L’ultima efficace critica alla società giapponese

Persona 5 Strikers non è solo un buonissimo hack and slash (chiamarlo musou è davvero troppo riduttivo), ma è l’ennesima critica da parte di Atlus alla società giapponese. Se nel quinto capitolo si puntava il dito verso il marciume che si cela dietro alla politica, alla scuola e ad un sistema che tende a voler uniformare ogni individuo, questo sequel rincara la dose in tutto e per tutto nel corso delle circa quaranta ore necessarie per portarlo a termine.
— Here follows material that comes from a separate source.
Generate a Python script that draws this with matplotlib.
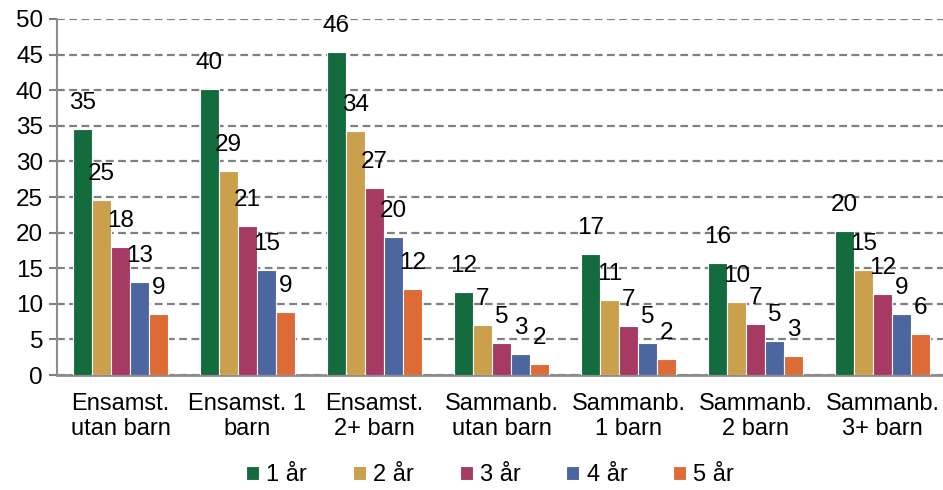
import numpy as np
import matplotlib.pyplot as plt

plt.rcParams['font.family'] = ['Liberation Sans', 'DejaVu Sans']

categories = ['Ensamst.\nutan barn', 'Ensamst. 1\nbarn', 'Ensamst.\n2+ barn',
              'Sammanb.\nutan barn', 'Sammanb.\n1 barn', 'Sammanb.\n2 barn',
              'Sammanb.\n3+ barn']
series = ['1 år', '2 år', '3 år', '4 år', '5 år']

ar1 = [34.6, 40.1, 45.4, 11.7, 17.0, 15.8, 20.2]
ar2 = [24.6, 28.6, 34.2, 7.0, 10.5, 10.2, 14.8]
ar3 = [18.0, 20.9, 26.3, 4.5, 6.9, 7.1, 11.4]
ar4 = [13.0, 14.8, 19.4, 2.9, 4.5, 4.8, 8.6]
ar5 = [8.5, 8.9, 12.1, 1.5, 2.3, 2.7, 5.7]

lab1 = ['35', '40', '46', '12', '17', '16', '20']
lab2 = ['25', '29', '34', '7', '11', '10', '15']
lab3 = ['18', '21', '27', '5', '7', '7', '12']
lab4 = ['13', '15', '20', '3', '5', '5', '9']
lab5 = ['9', '9', '12', '2', '2', '3', '6']

colors = ['#146c3e', '#cba04c', '#a63a62', '#4c67a0', '#de6b35']

fig = plt.figure(figsize=(9.43, 4.90), dpi=100)
ax = fig.add_axes([57 / 943, 115 / 490, 889 / 943, 356 / 490])

x = np.arange(len(categories))
w = 0.15
values = [ar1, ar2, ar3, ar4, ar5]
labels = [lab1, lab2, lab3, lab4, lab5]
for i, (vals, labs) in enumerate(zip(values, labels)):
    pos = x + (i - 2) * w
    ax.bar(pos, vals, w, color=colors[i], edgecolor='white', linewidth=0.8,
           label=series[i], zorder=3)
    for p, v, t in zip(pos, vals, labs):
        ax.annotate(t, (p, v), xytext=(0, 26), textcoords='offset pixels',
                    ha='center', va='center', fontsize=17.5, zorder=4)

ax.set_xlim(-0.5, 6.5)
ax.set_ylim(0, 50)
ax.set_yticks(range(0, 51, 5))
ax.yaxis.grid(True, linestyle=(0, (3.5, 2)), color='#808080', linewidth=1.6, zorder=0)
ax.set_xticks(x)
ax.set_xticklabels(categories, fontsize=17, linespacing=1.15)
ax.tick_params(axis='x', length=0, pad=13)
ax.tick_params(axis='y', labelsize=17.5, length=6, color='#808080', width=1.5, pad=4)
for s in ['top', 'right']:
    ax.spines[s].set_visible(False)
ax.spines['left'].set_color('#8c8c8c')
ax.spines['left'].set_linewidth(1.5)
ax.spines['bottom'].set_color('#8c8c8c')
ax.spines['bottom'].set_linewidth(2)

fig.legend(loc='center', bbox_to_anchor=(490 / 943, 15 / 490), ncol=5,
           frameon=False, fontsize=17, handlelength=0.55, handleheight=0.55,
           handletextpad=0.3, columnspacing=1.95)

fig.savefig('out.png', dpi=100)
Non volendo fare spoiler evito di scendere nei dettagli, sappiate solo che la prima Monarca è una palese critica allo Star System asiatico e alle sue idol vendute come pure e perfette.

Nota di merito al personaggio di Zenkichi Hasegawa che offre un punto di vista adulto e maturo sull’intera vicenda, risultando la migliore aggiunta dal punto di vista narrativo di questo capitolo (e non solo).

Last Surprise

Nonostante alcuni innegabili difetti, come l’intelligenza artificiale nemica praticamente inesistente, una traduzione italiana non eccellente, modelli poligonali che ormai risentono della loro età e una comprensione totale riservata solo a chi ha giocato il titolo originale, Persona 5 Strikers è un’opera estremamente godibile. Se dovessi giudicarlo come musou – definizione come già detto estremamente limitante – sarebbe il migliore del suo genere, scalzando dal podio anche il recente Hyrule Warriors: L’era Della calamità. Ma P5S è molto di più. Siamo infatti dinanzi al successo di una mossa estremamente azzardata: proseguire una storia già ottimamente conclusa e che non aveva nessun bisogno di un sequel.

Sia chiaro, questa nuova iterazione non aggiunge nulla di eclatante alla lore della saga, ma permette a tutti coloro che hanno amato Persona 5 di vivere una nuova – e presumibilmente l’ultima – avventura in compagnia dei Phantom Thieves. Se avete amato Joker, Fox, Skull Morgana, Panther, Queen e Oracle, questa è l’occasione perfetta per farvi nuovamente rubare il cuore.